Ущемление или даже полное отрицание свободы выбора и уничтожение семьи у Платона и Кампанеллы тоже обусловлено многими реальными обстоятельствами.
Платон разрушает семью и вводит общность жен и детей только у одной из каст — у той, которая вершит всеми делами и распоряжается общественным богатством, — у стражей. В этом, говорит он, вернейшая гарантия того, что они будут управлять государством ради общего, а не собственного блага. При иных условиях «один все, что может приобресть особо от прочих, влек бы в свой дом, а другой в свой отдельный влек бы и иную жену, и иных детей, которые, как особые, возбуждали бы в нем особые также и удовольствия и скорби. Между тем как, имея одну мысль о собственности, все стремятся, сколько возможно, и скорбь и удовольствие чувствовать вместе»[246]. Платон уничтожает семью не просто как ячейку общества, но именно как ячейку собственнического общества. Совершенно таков же подход к делу и у Кампанеллы.
Подобный взгляд на семью как на социальное образование, препятствующее общности имущества, возможно, связан с воспоминанием о временах первобытного коммунизма, когда семья не существовала. Этим воспоминанием отчасти объясняется и система половых отношений, установленная в республиках Платона и Кампанеллы. Как известно, формирование первобытного общества связано с внедрением в предчеловеческом стаде системы табу, прежде всего половых. «Общность жен» существует, но она подчиняется определенным правилам, и беспорядочные половые отношения уже невозможны[247].
В этих условиях главным видом производства оказывается «производство человека». Стоит ли удивляться, что на стенах Города Солнца, среди других орудий производства, изображены детородные органы?
Евгенические устремления Платона и Кампанеллы легко объяснимы. Они имеют корни в истории человечества и предвещают «сотворение человека» у будущих научных фантастов. Общность жен и подбор наилучших пар определяются у Платона и Кампанеллы не только социальными соображениями, но и заинтересованностью общества в том, чтобы оно состояло из людей полноценных в физическом и умственном отношении. Кампанелла заботится даже о том, чтобы лишить эти отношения оттенка принудительности, и закон заменяет обычаем. Солярии знают, что в деторождении «необходимо подчиняться властям», но при этом «на деторождение они смотрят как на религиозное дело, направленное ко благу государства, а не отдельных лиц»[248].

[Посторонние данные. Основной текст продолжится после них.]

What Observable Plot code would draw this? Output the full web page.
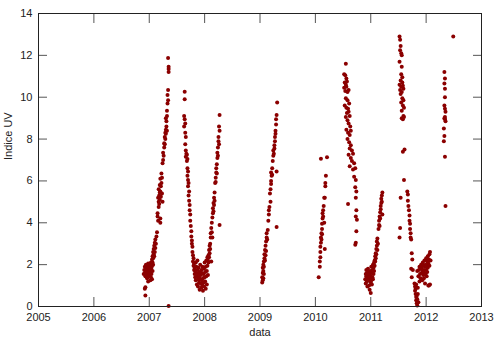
<!DOCTYPE html>
<html><head><meta charset="utf-8">
<script src="https://cdn.jsdelivr.net/npm/d3@7"></script>
<script src="https://cdn.jsdelivr.net/npm/@observablehq/plot@0.6"></script>
<style>body{margin:0;background:#fff}</style>
</head><body><div id="chart"></div>
<script>
// [decimal year, UV index]
const season2007a = [[2006.93,0.52],[2006.92,0.85],[2006.93,0.92],
[2006.90,1.55],[2006.91,1.75],[2006.92,1.6],[2006.92,1.9],[2006.93,1.45],[2006.94,1.7],[2006.94,2.0],[2006.95,1.55],[2006.95,1.8],[2006.96,1.35],[2006.96,1.65],[2006.97,1.9],[2006.97,1.5],[2006.98,1.75],[2006.98,2.05],[2006.99,1.6],[2006.99,1.85],[2007.00,1.45],[2007.00,1.7],[2007.00,2.0],[2007.01,1.55],[2007.01,1.8],[2007.02,1.95],[2007.02,1.65],[2007.03,1.4],[2007.03,1.75],[2007.03,2.1],[2007.04,1.85],[2007.04,1.55],[2007.05,1.95],[2007.05,1.3],[2007.06,2.1],[2007.06,1.7],[2007.07,2.0],[2006.98,1.2],[2007.02,1.25],
[2007.05,2.25],[2007.06,2.4],[2007.07,2.6],[2007.07,2.3],[2007.08,2.5],[2007.08,2.75],[2007.09,2.4],[2007.09,2.9],[2007.10,2.6],[2007.10,3.05],[2007.11,2.8],[2007.11,3.2],[2007.12,3.0],[2007.13,3.35],[2007.14,3.55],
[2007.15,4.3],[2007.15,4.45],[2007.16,4.1],[2007.17,4.75],[2007.17,5.0],[2007.16,5.2],[2007.18,4.9],[2007.18,5.3],[2007.19,5.1],[2007.19,5.45],[2007.20,4.0],[2007.20,4.2],[2007.17,5.6],[2007.19,5.8],[2007.20,5.5],[2007.21,5.75],[2007.21,5.25],[2007.22,5.9],[2007.20,6.1],[2007.22,6.35],[2007.23,5.4],[2007.23,6.15],[2007.24,5.0],
[2007.24,6.85],[2007.25,7.0],[2007.25,7.35],[2007.26,7.2],[2007.27,7.6],[2007.27,7.8],[2007.28,7.75],[2007.28,8.1],[2007.29,8.3],[2007.29,8.0],[2007.30,8.45],[2007.30,8.25],[2007.31,8.6],[2007.31,8.85],[2007.32,8.4],[2007.30,9.0],[2007.32,9.1],
[2007.32,9.35],[2007.33,9.7],[2007.34,9.85],[2007.33,10.1],[2007.34,10.35],[2007.35,11.2],[2007.35,11.35],[2007.35,11.45],[2007.34,11.87],[2007.35,0.02]];

const season2007b = [[2007.64,10.26],[2007.64,9.9],[2007.63,9.1],[2007.64,8.95],[2007.65,8.75],[2007.63,8.6],[2007.65,8.3],[2007.66,8.1],[2007.65,7.75],[2007.66,7.45],[2007.67,7.3],[2007.66,7.15],[2007.68,7.25],[2007.68,6.95],[2007.69,7.05],[2007.69,6.6],[2007.70,6.45],[2007.69,6.25],[2007.70,6.05],[2007.71,5.9],[2007.70,5.75],[2007.72,5.5],[2007.71,5.3],[2007.72,5.05],[2007.73,4.85],[2007.73,4.6],[2007.74,4.4],[2007.74,4.1],[2007.75,3.85],[2007.76,3.6],[2007.76,3.35],[2007.77,3.15],[2007.77,3.0],[2007.78,2.85],[2007.78,2.6],[2007.79,2.45],[2007.80,2.3],[2007.79,2.15],
[2007.80,1.95],[2007.81,1.75],[2007.81,2.05],[2007.82,1.55],[2007.82,1.85],[2007.83,1.4],[2007.83,1.7],[2007.84,2.1],[2007.84,1.25],[2007.85,1.6],[2007.85,1.9],[2007.86,1.05],[2007.86,1.45],[2007.87,1.75],[2007.87,2.2],[2007.88,1.3],[2007.88,0.95],[2007.89,1.55],[2007.89,1.85],[2007.90,1.15],[2007.90,1.4],[2007.91,0.8],[2007.91,1.65],[2007.92,1.3],[2007.92,2.0],[2007.93,1.1],[2007.93,1.5],[2007.94,0.9],[2007.94,1.75],[2007.95,1.25],[2007.95,1.6],[2007.96,1.0],[2007.96,1.9],[2007.97,1.35],[2007.97,0.75],[2007.98,1.55],[2007.98,1.15],[2007.99,1.8],[2007.99,0.95],[2008.00,1.4],[2008.00,2.1],[2008.01,1.2],[2008.01,1.65],[2008.02,0.85],[2008.02,1.9],[2008.03,1.45],[2008.03,2.2],[2008.04,1.05],[2008.04,1.7],[2008.05,1.95],[2008.05,2.35],[2008.06,1.5],
[2008.06,2.2],[2008.07,2.45],[2008.07,2.1],[2008.08,2.7],[2008.08,2.35],[2008.09,2.9],[2008.09,2.55],[2008.10,3.0],[2008.10,2.75],[2008.11,3.3],[2008.12,2.15],[2008.11,3.5],[2008.12,3.75],[2008.13,3.55],[2008.13,4.0],[2008.14,4.25],[2008.14,3.3],[2008.15,4.45],[2008.15,4.7],[2008.16,4.55],[2008.16,4.95],[2008.17,5.2],[2008.17,4.85],[2008.18,5.45],[2008.18,5.05],[2008.19,5.9],[2008.20,6.15],[2008.20,5.95],[2008.21,6.4],[2008.21,6.6],[2008.22,6.8],[2008.22,6.35],[2008.23,7.1],[2008.23,7.35],[2008.24,7.2],[2008.24,7.6],[2008.25,7.9],[2008.25,8.1],[2008.26,7.75],[2008.26,8.6],[2008.27,8.4],[2008.27,9.15],[2008.27,3.9]];

const season2009 = [[2009.04,1.15],[2009.04,1.4],[2009.05,1.25],[2009.05,1.6],[2009.05,1.85],[2009.06,1.35],[2009.06,1.7],[2009.06,2.0],[2009.07,1.55],[2009.07,2.15],[2009.07,1.9],[2009.08,2.3],[2009.08,2.5],[2009.09,2.2],[2009.09,2.7],[2009.10,2.45],[2009.10,2.9],[2009.11,2.65],[2009.11,3.1],[2009.12,3.3],[2009.12,3.5],[2009.13,3.2],[2009.14,3.65],[2009.15,4.1],[2009.16,4.4],[2009.16,4.6],[2009.17,4.75],[2009.19,5.0],[2009.18,5.4],[2009.19,5.6],[2009.20,5.85],[2009.20,6.0],[2009.21,6.25],[2009.20,6.4],[2009.22,6.6],[2009.22,6.3],[2009.23,6.95],[2009.24,7.2],[2009.24,7.45],[2009.25,7.3],[2009.26,7.7],[2009.26,7.55],[2009.27,7.9],[2009.27,8.1],[2009.28,8.25],[2009.28,8.4],[2009.29,8.7],[2009.29,8.95],[2009.30,9.15],[2009.31,9.75],[2009.30,6.45],[2009.30,3.8]];

const season2010a = [[2010.06,1.4],[2010.08,1.9],[2010.08,2.15],[2010.09,2.35],[2010.09,2.6],[2010.09,2.85],[2010.10,3.05],[2010.10,3.3],[2010.11,3.2],[2010.11,3.5],[2010.12,3.7],[2010.12,3.45],[2010.12,3.95],[2010.13,4.2],[2010.13,4.45],[2010.14,4.6],[2010.14,4.3],[2010.15,4.8],[2010.16,5.2],[2010.17,5.2],[2010.18,5.75],[2010.18,5.9],[2010.19,6.25],[2010.10,7.06],[2010.21,7.13],[2010.17,2.75],[2010.16,4.0]];

const season2010b = [[2010.55,11.6],[2010.52,11.1],[2010.54,11.05],[2010.56,10.9],[2010.53,10.7],[2010.55,10.6],[2010.57,10.75],[2010.52,10.45],[2010.54,10.3],[2010.56,10.5],[2010.58,10.25],[2010.60,10.35],[2010.55,9.95],[2010.58,9.85],[2010.61,9.7],[2010.53,9.6],[2010.56,9.5],[2010.59,9.45],[2010.57,9.25],[2010.60,9.3],[2010.62,9.1],[2010.55,9.05],[2010.58,8.9],[2010.60,8.75],[2010.63,8.6],[2010.56,8.45],[2010.59,8.3],[2010.62,8.2],[2010.64,8.4],[2010.58,8.0],[2010.61,7.85],[2010.64,7.7],[2010.62,7.55],[2010.66,7.45],[2010.60,7.25],[2010.64,7.1],[2010.68,7.3],[2010.66,6.95],[2010.70,6.85],[2010.62,6.7],[2010.68,6.55],[2010.72,6.6],[2010.70,6.2],[2010.73,6.05],[2010.72,5.7],[2010.74,5.5],[2010.73,5.2],[2010.59,4.9],[2010.74,4.6],[2010.73,4.3],[2010.75,4.15],[2010.74,3.6],[2010.72,2.95],[2010.73,3.05]];

const season2011a = [[2010.90,1.3],[2010.91,1.55],[2010.91,1.1],[2010.92,1.45],[2010.92,1.75],[2010.93,1.2],[2010.93,1.6],[2010.94,1.35],[2010.94,0.95],[2010.95,1.5],[2010.95,1.8],[2010.96,1.25],[2010.96,1.65],[2010.97,1.0],[2010.97,1.4],[2010.98,1.55],[2010.98,0.8],[2010.99,1.3],[2010.99,1.7],[2011.00,1.15],[2011.00,0.65],[2011.00,1.45],[2011.01,1.9],[2011.01,1.25],[2011.02,1.6],[2011.02,1.05],[2011.03,1.75],[2011.03,1.4],[2011.04,2.0],[2011.04,1.3],[2011.05,1.85],[2011.05,1.55],[2011.06,2.1],[2011.06,1.7],
[2011.07,2.2],[2011.07,1.95],[2011.08,2.4],[2011.08,2.15],[2011.09,2.55],[2011.09,2.3],[2011.10,2.75],[2011.10,2.5],[2011.11,2.9],[2011.11,3.1],[2011.12,2.7],[2011.12,3.25],[2011.13,3.0],[2011.14,3.7],[2011.15,3.9],[2011.15,4.1],[2011.16,3.85],[2011.16,4.3],[2011.17,4.5],[2011.17,4.2],[2011.18,4.65],[2011.18,4.8],[2011.19,4.95],[2011.19,5.15],[2011.20,5.3],[2011.20,5.0],[2011.21,5.45],[2011.21,4.4]];

const season2011b = [[2011.52,12.9],[2011.53,12.75],[2011.54,12.45],[2011.53,12.25],[2011.55,12.1],[2011.52,11.7],[2011.56,12.0],[2011.56,11.45],[2011.55,11.1],[2011.57,10.95],[2011.54,10.8],[2011.57,10.7],[2011.52,10.6],[2011.55,10.5],[2011.58,10.55],[2011.53,10.35],[2011.56,10.25],[2011.59,10.4],[2011.54,10.15],[2011.57,9.95],[2011.59,9.85],[2011.55,9.75],[2011.58,9.6],[2011.60,9.5],[2011.56,9.35],[2011.59,9.1],[2011.56,9.0],[2011.58,8.95],[2011.60,9.05],[2011.61,7.5],[2011.58,7.4],[2011.60,6.05],[2011.54,5.2],[2011.66,5.5],[2011.67,5.35],[2011.67,5.05],[2011.68,4.8],[2011.69,4.6],[2011.70,4.35],[2011.70,4.1],[2011.71,3.95],[2011.71,3.7],[2011.72,3.5],[2011.72,3.3],[2011.73,3.2],[2011.53,3.75],[2011.52,3.3]];

const season2012a = [[2011.74,2.55],[2011.75,2.25],[2011.73,1.8],[2011.76,1.75],[2011.74,1.4],
[2011.79,1.1],[2011.80,0.95],[2011.80,0.75],[2011.81,0.6],[2011.81,0.85],[2011.82,0.45],[2011.82,0.3],[2011.83,0.5],[2011.83,0.15],[2011.84,0.05],[2011.84,0.35],[2011.85,0.6],[2011.85,0.9],[2011.86,0.2],[2011.82,1.05],
[2011.84,1.7],[2011.86,1.45],[2011.87,1.75],[2011.88,1.2],[2011.88,1.9],[2011.89,1.55],[2011.90,1.8],[2011.90,1.35],[2011.91,2.0],[2011.92,1.6],[2011.92,1.85],[2011.93,1.25],[2011.94,1.7],[2011.94,2.1],[2011.95,1.5],[2011.95,1.95],[2011.96,1.35],[2011.96,1.75],[2011.97,2.2],[2011.97,1.6],[2011.98,1.9],[2011.98,1.1],[2011.99,1.55],[2011.99,2.0],[2012.00,1.75],[2012.00,2.3],[2012.01,1.45],[2012.01,1.95],[2012.02,2.15],[2012.02,1.65],[2012.03,1.85],[2012.03,2.4],[2012.04,2.05],[2012.04,1.0],[2012.05,2.25],[2012.05,1.0],[2012.06,2.5],[2012.06,1.95],[2012.07,2.6],[2012.07,1.05],[2012.08,2.2]];

const season2012b = [[2012.33,11.2],[2012.34,10.9],[2012.33,10.65],[2012.34,10.4],[2012.34,10.0],[2012.33,9.6],[2012.34,9.45],[2012.35,9.3],[2012.33,9.0],[2012.34,8.95],[2012.35,8.85],[2012.34,9.05],[2012.32,8.5],[2012.33,8.15],[2012.32,7.9],[2012.34,7.15],[2012.35,4.8],[2012.49,12.9]];

const xTicks = [2005, 2006, 2007, 2008, 2009, 2010, 2011, 2012, 2013];
const yTicks = [0, 2, 4, 6, 8, 10, 12, 14];
const xLabel = "data";
const yLabel = "Indice UV";

const seasons = [season2007a, season2007b, season2009, season2010a, season2010b, season2011a, season2011b, season2012a, season2012b];
const points = seasons.flat().map(([year, uv]) => ({year, uv}));

const tickColor = "#555";
const chart = Plot.plot({
  width: 498, height: 340,
  marginLeft: 38, marginRight: 17, marginTop: 13, marginBottom: 34,
  style: {fontFamily: "'Liberation Sans', Arial, sans-serif", fontSize: "11px", background: "#fff", color: "#222"},
  x: {domain: [2005, 2013]},
  y: {domain: [0, 14]},
  marks: [
    Plot.dot(points, {x: "year", y: "uv", r: 2, fill: "#8b0000", stroke: null}),
    Plot.axisX(xTicks, {anchor: "bottom", tickSize: -9, tickPadding: 16, stroke: tickColor, tickFormat: d => String(d), label: null}),
    Plot.axisX(xTicks, {anchor: "top", tickSize: -9, stroke: tickColor, tickFormat: () => "", label: null}),
    Plot.axisY(yTicks, {anchor: "left", tickSize: -9, tickPadding: 15, stroke: tickColor, tickFormat: d => String(d), label: null}),
    Plot.axisY(yTicks, {anchor: "right", tickSize: -9, stroke: tickColor, tickFormat: () => "", label: null}),
    Plot.frame({stroke: "#222"}),
    Plot.text([yLabel], {frameAnchor: "left", dx: -30, rotate: -90, text: d => d, fill: "#222"}),
    Plot.text([xLabel], {frameAnchor: "bottom", dy: 29, text: d => d, fill: "#222"})
  ]
});
document.getElementById("chart").append(chart);
</script>
</body></html>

Но рядом с утопиями Платона, Томаса Мора и Кампанеллы стоит Телемская обитель Рабле, где все так расточительно, непрактично, «экономически необоснованно» и где каждый свободен в поступках и чувствах, разносторонен, красив. В этой утопии идеал эстетический и общественный не различаются, в ней самое общество сотворено по законам красоты.
По сути дела, утопия Рабле создана художественным сознанием. Им руководит несколько иная логика, нежели строгая социологическая логика Платона, Мора и Кампанеллы.
История Телемской обители — отнюдь не изолированный эпизод «Гаргантюа и Пантагрюэля». Эпопея Рабле способна чуть ли не в каждом пункте перерасти в утопию, и кое-где процесс этот заходит достаточно далеко. Разве не утопией звучит сама история отношений героев? Разве не близка к утопии история колонизации Дипсодии? Телемская обитель — всего только место, где утопические устремления Рабле нашли наиболее полное воплощение.
Нельзя сказать, что утопия вкраплена в роман Рабле. Она проникает его, вырастает из него, неотделима, в конечном счете, от метода.
Одно из свойств гротеска Рабле — в том, что он отрицает устойчивые границы между вещами. Переход одного в другое, незакрепленность частей, самые причудливые их сочетания могут служить одинаково уродству и красоте, выражать диссонанс и гармонию. Утопия Рабле — это те части его романа, где гротеск начинает служить красоте.
Но художественное сознание, формируя утопию, берет на себя функции сознания всеобъемлющего. Оно стремится охватить все сферы мира и жизни, выразить своим языком жизнь в ее многообразии и цельности. Рабле поднял глубочайшие пласты сознания человека средних веков. Мир для него не расчленен. Здесь «все во всем». Утопия Рабле — идеал жизни в целом. Она не может быть построена на любом «частичном» представлении о жизни, включая и социологию. Но она не может пренебречь и социологией, как необходимой частью этого целого. Притом частью, не очень отграниченной от остальных. Гротеск Рабле многосторонен, но в нем нет разных сторон.